Kukuliškiai is a village in the south of the Klaipėda County in western Lithuania. The village was part of the Klaipėda Region and ethnographic Lithuania Minor.

== History ==
In 1939, following the annexation of the Klaipėda Region by Nazi Germany, a German coastal artillery battery was constructed at Kukuliškiai (also known as the Karklė Battery) as part of the coastal defence system of the Baltic Sea. Built to standard German naval fortification designs, the complex consisted of a central reinforced-concrete fire-control bunker flanked by two artillery blocks, each containing gun emplacements, ammunition magazines and crew quarters. One of the artillery blocks was partially restored in 2002 on the initiative of the Seaside Regional Park. Since 2009, the park administration and military history enthusiasts from Klaipėda have developed the site as a heritage attraction, assembling exhibitions on the region's fortifications. In the same year, excavations uncovered the barrel of a rare 12.8 cm FlaK 40 anti-aircraft gun, one of only a handful known to survive worldwide.
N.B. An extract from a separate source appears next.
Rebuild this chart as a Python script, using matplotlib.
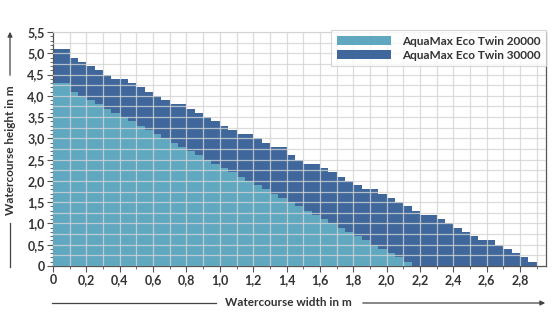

===Archaeological sites ===
In 2016, archaeologists uncovered the prehistoric Kukuliškiai hillfort and settlement, one of the most significant archaeological discoveries in the region in recent decades. Excavations revealed the remains of a fortified settlement dating to the Late Bronze Age, providing valuable evidence of prehistoric habitation along the Baltic coast. The site included traces of defensive earthworks, dwellings, hearths, and numerous artefacts, offering insights into the daily life, economy, and social organisation of the communities that occupied the area. The discovery has contributed substantially to understanding prehistoric settlement patterns in western Lithuania and the wider southeastern Baltic region.